*DATA EXTRACT*.
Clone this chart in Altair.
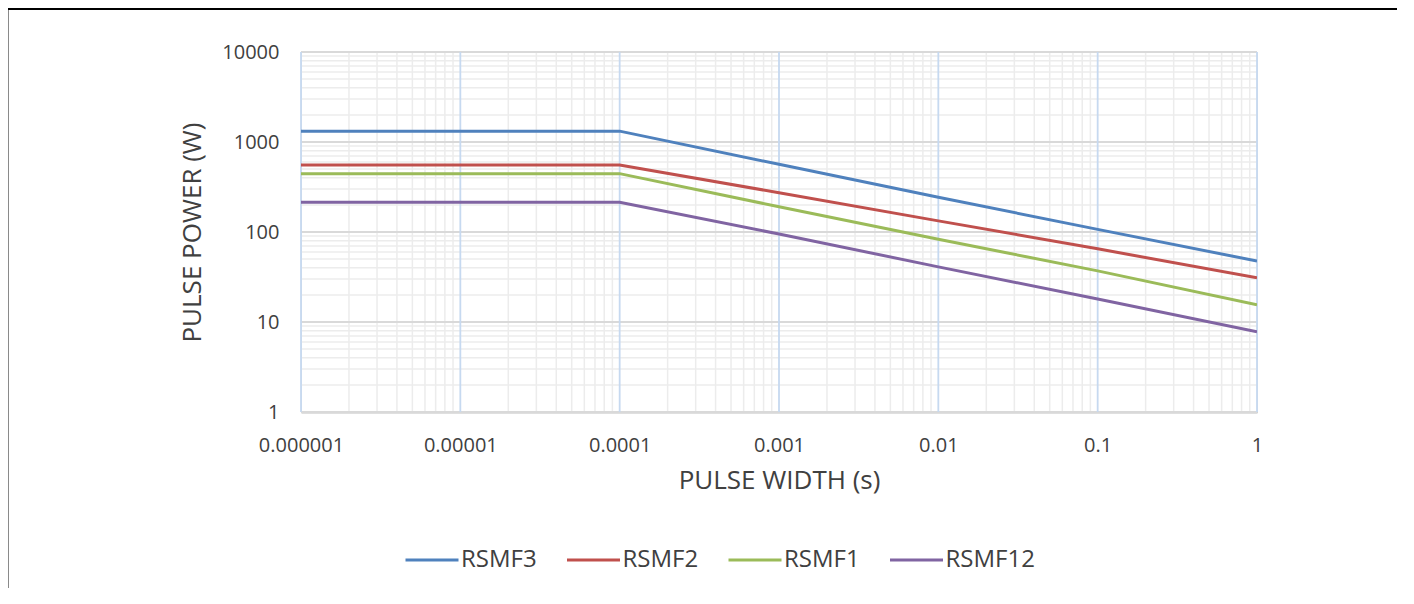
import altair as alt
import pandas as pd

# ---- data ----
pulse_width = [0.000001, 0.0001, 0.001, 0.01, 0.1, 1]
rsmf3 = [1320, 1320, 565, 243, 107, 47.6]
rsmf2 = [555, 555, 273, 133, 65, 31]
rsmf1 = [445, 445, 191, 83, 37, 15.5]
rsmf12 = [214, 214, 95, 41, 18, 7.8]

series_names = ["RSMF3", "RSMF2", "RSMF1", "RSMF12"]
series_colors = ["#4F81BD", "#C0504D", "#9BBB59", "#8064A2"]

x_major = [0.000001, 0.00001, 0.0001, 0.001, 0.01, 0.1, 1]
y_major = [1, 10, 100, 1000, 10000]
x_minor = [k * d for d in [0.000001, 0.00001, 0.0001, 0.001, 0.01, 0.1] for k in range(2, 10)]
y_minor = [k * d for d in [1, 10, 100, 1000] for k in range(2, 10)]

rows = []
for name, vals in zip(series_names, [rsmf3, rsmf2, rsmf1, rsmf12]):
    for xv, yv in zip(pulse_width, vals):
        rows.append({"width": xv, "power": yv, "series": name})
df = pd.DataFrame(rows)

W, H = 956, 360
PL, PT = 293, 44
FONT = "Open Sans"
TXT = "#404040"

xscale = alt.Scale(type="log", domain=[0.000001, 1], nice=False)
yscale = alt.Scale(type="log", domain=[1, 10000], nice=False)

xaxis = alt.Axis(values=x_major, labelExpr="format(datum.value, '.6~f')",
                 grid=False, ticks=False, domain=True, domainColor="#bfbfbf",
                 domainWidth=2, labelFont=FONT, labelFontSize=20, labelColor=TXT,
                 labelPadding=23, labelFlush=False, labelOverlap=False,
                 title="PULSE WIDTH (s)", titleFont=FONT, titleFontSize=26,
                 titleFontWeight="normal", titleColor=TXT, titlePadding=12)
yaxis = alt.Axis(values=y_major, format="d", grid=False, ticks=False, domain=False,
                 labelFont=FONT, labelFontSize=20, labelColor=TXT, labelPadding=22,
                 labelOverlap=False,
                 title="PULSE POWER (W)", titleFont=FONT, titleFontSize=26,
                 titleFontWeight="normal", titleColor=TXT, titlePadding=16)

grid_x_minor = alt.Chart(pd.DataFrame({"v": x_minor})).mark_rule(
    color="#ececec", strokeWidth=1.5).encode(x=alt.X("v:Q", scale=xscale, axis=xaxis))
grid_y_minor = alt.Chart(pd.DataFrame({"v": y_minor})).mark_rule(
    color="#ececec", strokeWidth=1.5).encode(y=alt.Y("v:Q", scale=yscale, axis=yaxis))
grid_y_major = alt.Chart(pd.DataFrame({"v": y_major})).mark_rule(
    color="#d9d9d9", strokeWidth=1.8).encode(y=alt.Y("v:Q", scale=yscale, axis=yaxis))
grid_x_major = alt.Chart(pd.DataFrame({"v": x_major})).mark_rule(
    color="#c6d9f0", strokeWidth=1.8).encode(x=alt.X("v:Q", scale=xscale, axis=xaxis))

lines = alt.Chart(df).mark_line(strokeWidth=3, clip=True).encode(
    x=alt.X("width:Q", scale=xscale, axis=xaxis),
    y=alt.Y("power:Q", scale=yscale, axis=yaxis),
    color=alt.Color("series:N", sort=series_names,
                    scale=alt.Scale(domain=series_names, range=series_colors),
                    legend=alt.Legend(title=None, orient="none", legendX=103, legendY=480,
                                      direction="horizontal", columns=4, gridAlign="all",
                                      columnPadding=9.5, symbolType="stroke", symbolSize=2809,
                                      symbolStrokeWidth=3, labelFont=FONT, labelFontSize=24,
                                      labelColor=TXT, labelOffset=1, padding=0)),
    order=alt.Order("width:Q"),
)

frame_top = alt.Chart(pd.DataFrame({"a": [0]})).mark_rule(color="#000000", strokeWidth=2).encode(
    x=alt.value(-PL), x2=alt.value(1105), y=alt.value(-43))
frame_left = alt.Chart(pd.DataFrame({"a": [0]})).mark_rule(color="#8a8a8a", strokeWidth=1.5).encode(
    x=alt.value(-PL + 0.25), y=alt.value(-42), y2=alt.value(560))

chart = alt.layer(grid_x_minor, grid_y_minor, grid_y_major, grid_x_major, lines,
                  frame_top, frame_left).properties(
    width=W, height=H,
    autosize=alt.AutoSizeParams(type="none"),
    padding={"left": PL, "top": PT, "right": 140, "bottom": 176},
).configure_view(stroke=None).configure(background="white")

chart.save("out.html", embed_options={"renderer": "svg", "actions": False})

*PROBLEM STATEMENT*.
Your task is to repeat the material above exactly, without its pictures.

*RESULT OF THIS TASK*.
Clone this chart in Altair.
import altair as alt
import pandas as pd

# ---- data ----
pulse_width = [0.000001, 0.0001, 0.001, 0.01, 0.1, 1]
rsmf3 = [1320, 1320, 565, 243, 107, 47.6]
rsmf2 = [555, 555, 273, 133, 65, 31]
rsmf1 = [445, 445, 191, 83, 37, 15.5]
rsmf12 = [214, 214, 95, 41, 18, 7.8]

series_names = ["RSMF3", "RSMF2", "RSMF1", "RSMF12"]
series_colors = ["#4F81BD", "#C0504D", "#9BBB59", "#8064A2"]

x_major = [0.000001, 0.00001, 0.0001, 0.001, 0.01, 0.1, 1]
y_major = [1, 10, 100, 1000, 10000]
x_minor = [k * d for d in [0.000001, 0.00001, 0.0001, 0.001, 0.01, 0.1] for k in range(2, 10)]
y_minor = [k * d for d in [1, 10, 100, 1000] for k in range(2, 10)]

rows = []
for name, vals in zip(series_names, [rsmf3, rsmf2, rsmf1, rsmf12]):
    for xv, yv in zip(pulse_width, vals):
        rows.append({"width": xv, "power": yv, "series": name})
df = pd.DataFrame(rows)

W, H = 956, 360
PL, PT = 293, 44
FONT = "Open Sans"
TXT = "#404040"

xscale = alt.Scale(type="log", domain=[0.000001, 1], nice=False)
yscale = alt.Scale(type="log", domain=[1, 10000], nice=False)

xaxis = alt.Axis(values=x_major, labelExpr="format(datum.value, '.6~f')",
                 grid=False, ticks=False, domain=True, domainColor="#bfbfbf",
                 domainWidth=2, labelFont=FONT, labelFontSize=20, labelColor=TXT,
                 labelPadding=23, labelFlush=False, labelOverlap=False,
                 title="PULSE WIDTH (s)", titleFont=FONT, titleFontSize=26,
                 titleFontWeight="normal", titleColor=TXT, titlePadding=12)
yaxis = alt.Axis(values=y_major, format="d", grid=False, ticks=False, domain=False,
                 labelFont=FONT, labelFontSize=20, labelColor=TXT, labelPadding=22,
                 labelOverlap=False,
                 title="PULSE POWER (W)", titleFont=FONT, titleFontSize=26,
                 titleFontWeight="normal", titleColor=TXT, titlePadding=16)

grid_x_minor = alt.Chart(pd.DataFrame({"v": x_minor})).mark_rule(
    color="#ececec", strokeWidth=1.5).encode(x=alt.X("v:Q", scale=xscale, axis=xaxis))
grid_y_minor = alt.Chart(pd.DataFrame({"v": y_minor})).mark_rule(
    color="#ececec", strokeWidth=1.5).encode(y=alt.Y("v:Q", scale=yscale, axis=yaxis))
grid_y_major = alt.Chart(pd.DataFrame({"v": y_major})).mark_rule(
    color="#d9d9d9", strokeWidth=1.8).encode(y=alt.Y("v:Q", scale=yscale, axis=yaxis))
grid_x_major = alt.Chart(pd.DataFrame({"v": x_major})).mark_rule(
    color="#c6d9f0", strokeWidth=1.8).encode(x=alt.X("v:Q", scale=xscale, axis=xaxis))

lines = alt.Chart(df).mark_line(strokeWidth=3, clip=True).encode(
    x=alt.X("width:Q", scale=xscale, axis=xaxis),
    y=alt.Y("power:Q", scale=yscale, axis=yaxis),
    color=alt.Color("series:N", sort=series_names,
                    scale=alt.Scale(domain=series_names, range=series_colors),
                    legend=alt.Legend(title=None, orient="none", legendX=103, legendY=480,
                                      direction="horizontal", columns=4, gridAlign="all",
                                      columnPadding=9.5, symbolType="stroke", symbolSize=2809,
                                      symbolStrokeWidth=3, labelFont=FONT, labelFontSize=24,
                                      labelColor=TXT, labelOffset=1, padding=0)),
    order=alt.Order("width:Q"),
)

frame_top = alt.Chart(pd.DataFrame({"a": [0]})).mark_rule(color="#000000", strokeWidth=2).encode(
    x=alt.value(-PL), x2=alt.value(1105), y=alt.value(-43))
frame_left = alt.Chart(pd.DataFrame({"a": [0]})).mark_rule(color="#8a8a8a", strokeWidth=1.5).encode(
    x=alt.value(-PL + 0.25), y=alt.value(-42), y2=alt.value(560))

chart = alt.layer(grid_x_minor, grid_y_minor, grid_y_major, grid_x_major, lines,
                  frame_top, frame_left).properties(
    width=W, height=H,
    autosize=alt.AutoSizeParams(type="none"),
    padding={"left": PL, "top": PT, "right": 140, "bottom": 176},
).configure_view(stroke=None).configure(background="white")

chart.save("out.html", embed_options={"renderer": "svg", "actions": False})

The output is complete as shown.